■ DIRECTIVE: Repeat, exactly and only, the lines from the beginning of the data through the line with "const yTitle = 'Sum of Sales';". Pictures are left out.

■ GIVEN INFORMATION:

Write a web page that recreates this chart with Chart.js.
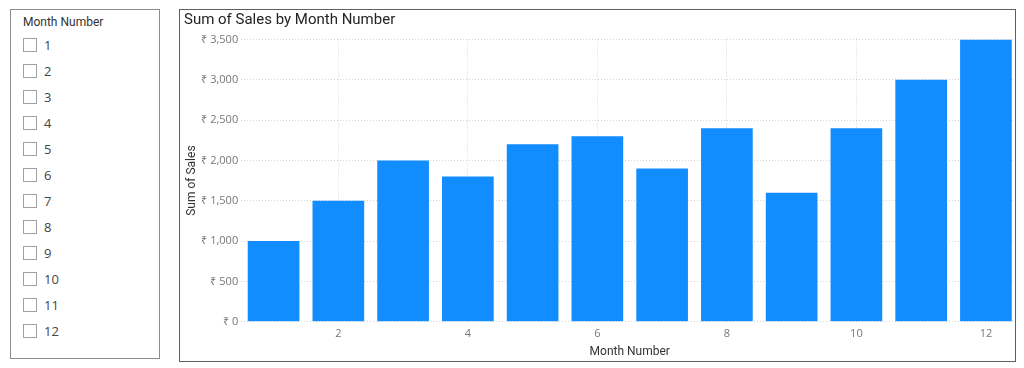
<!DOCTYPE html>
<html>
<head>
<meta charset="utf-8">
<script src="https://cdn.jsdelivr.net/npm/chart.js@4.4.0/dist/chart.umd.min.js"></script>
<style>
  html, body { margin: 0; padding: 0; background: #fff; }
  body { width: 1024px; height: 368px; position: relative; overflow: hidden; }
  #slicer { position: absolute; left: 10px; top: 9px; width: 148px; height: 348px; border: 1px solid #8c8c8c; font-family: "Open Sans", "Noto Sans", sans-serif; color: #252423; }
  #slicer .hdr { position: absolute; left: 12px; top: 5px; font-family: Roboto, sans-serif; font-size: 12px; color: #333; }
  #slicer .item { position: absolute; left: 12px; height: 16px; font-size: 13px; line-height: 16px; color: #444; }
  #slicer .box { position: absolute; left: 0; top: 1px; width: 12px; height: 12px; border: 1px solid #a0a0a0; background: #fff; }
  #slicer .lbl { position: absolute; left: 21px; top: 0; }
  #chartbox { position: absolute; left: 179px; top: 9px; width: 835px; height: 351px; border: 1px solid #606060; overflow: hidden; }
  #title { position: absolute; left: 4px; top: 0px; font-family: Roboto, sans-serif; font-size: 15px; color: #252423; white-space: nowrap; }
  #cv { position: absolute; left: 0; top: 0; }
</style>
</head>
<body>
<div id="slicer"><div class="hdr">Month Number</div></div>
<div id="chartbox">
  <canvas id="cv" width="842" height="351"></canvas>
  <div id="title">Sum of Sales by Month Number</div>
</div>
<script>
const months = ['1','2','3','4','5','6','7','8','9','10','11','12'];
const sales = [1000, 1500, 2000, 1800, 2200, 2300, 1900, 2400, 1600, 2400, 3000, 3500];
const yTickValues = [0, 500, 1000, 1500, 2000, 2500, 3000, 3500];
const currency = '₹';
const xTitle = 'Month Number';
const yTitle = 'Sum of Sales';

// slicer items
const slicer = document.getElementById('slicer');
months.forEach((m, i) => {
  const d = document.createElement('div');
  d.className = 'item';
  d.style.top = (27 + i * 26) + 'px';
  d.innerHTML = '<div class="box"></div><div class="lbl"></div>';
  d.querySelector('.lbl').textContent = m;
  slicer.appendChild(d);
});

const fmt = v => currency + ' ' + Number(v).toLocaleString('en-US');

new Chart(document.getElementById('cv'), {
  type: 'bar',
  data: {
    labels: months,
    datasets: [{
      label: yTitle,
      data: sales,
      backgroundColor: '#118DFF',
      borderWidth: 0,
      categoryPercentage: 1,
      barPercentage: 0.798
    }]
  },
  options: {
    responsive: false,
    animation: false,
    events: [],
    layout: { padding: { left: 0, right: 3.7, top: 29.5, bottom: 0 } },
    plugins: { legend: { display: false }, tooltip: { enabled: false }, title: { display: false } },
    scales: {
      x: {
        offset: true,
        grid: {
          offset: false,
          drawTicks: false,
          color: ctx => (ctx.index % 2 === 1 ? 'rgba(0,0,0,0.16)' : 'rgba(0,0,0,0)'),
          lineWidth: 1
        },
        border: { display: false, dash: [1, 2] },
        ticks: {
          autoSkip: false,
          maxRotation: 0,
          padding: 5.4,
          color: '#777',
          font: { family: '"Open Sans", sans-serif', size: 11 },
          callback: (v, i) => (i % 2 === 1 ? months[i] : '')
        },
        title: { display: true, text: xTitle, color: '#333', font: { family: 'Roboto, sans-serif', size: 12, lineHeight: 1 }, padding: { top: -0.2, bottom: 3.5 } }
      },
      y: {
        min: 0,
        max: 3500,
        afterBuildTicks: s => { s.ticks = yTickValues.map(v => ({ value: v })); },
        afterFit: s => { s.width = 61.2; },
        grid: { drawTicks: false, color: 'rgba(0,0,0,0.16)', lineWidth: 1 },
        border: { display: false, dash: [1, 2] },
        ticks: {
          padding: 3,
          color: '#777',
          font: { family: '"Open Sans", sans-serif', size: 11 },
          callback: v => fmt(v)
        },
        title: { display: true, text: yTitle, color: '#333', font: { family: 'Roboto, sans-serif', size: 12 }, padding: { top: 5, bottom: 0 } }
      }
    }
  }
});
</script>
</body>
</html>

■ THE RESPONSE:
Write a web page that recreates this chart with Chart.js.
<!DOCTYPE html>
<html>
<head>
<meta charset="utf-8">
<script src="https://cdn.jsdelivr.net/npm/chart.js@4.4.0/dist/chart.umd.min.js"></script>
<style>
  html, body { margin: 0; padding: 0; background: #fff; }
  body { width: 1024px; height: 368px; position: relative; overflow: hidden; }
  #slicer { position: absolute; left: 10px; top: 9px; width: 148px; height: 348px; border: 1px solid #8c8c8c; font-family: "Open Sans", "Noto Sans", sans-serif; color: #252423; }
  #slicer .hdr { position: absolute; left: 12px; top: 5px; font-family: Roboto, sans-serif; font-size: 12px; color: #333; }
  #slicer .item { position: absolute; left: 12px; height: 16px; font-size: 13px; line-height: 16px; color: #444; }
  #slicer .box { position: absolute; left: 0; top: 1px; width: 12px; height: 12px; border: 1px solid #a0a0a0; background: #fff; }
  #slicer .lbl { position: absolute; left: 21px; top: 0; }
  #chartbox { position: absolute; left: 179px; top: 9px; width: 835px; height: 351px; border: 1px solid #606060; overflow: hidden; }
  #title { position: absolute; left: 4px; top: 0px; font-family: Roboto, sans-serif; font-size: 15px; color: #252423; white-space: nowrap; }
  #cv { position: absolute; left: 0; top: 0; }
</style>
</head>
<body>
<div id="slicer"><div class="hdr">Month Number</div></div>
<div id="chartbox">
  <canvas id="cv" width="842" height="351"></canvas>
  <div id="title">Sum of Sales by Month Number</div>
</div>
<script>
const months = ['1','2','3','4','5','6','7','8','9','10','11','12'];
const sales = [1000, 1500, 2000, 1800, 2200, 2300, 1900, 2400, 1600, 2400, 3000, 3500];
const yTickValues = [0, 500, 1000, 1500, 2000, 2500, 3000, 3500];
const currency = '₹';
const xTitle = 'Month Number';
const yTitle = 'Sum of Sales';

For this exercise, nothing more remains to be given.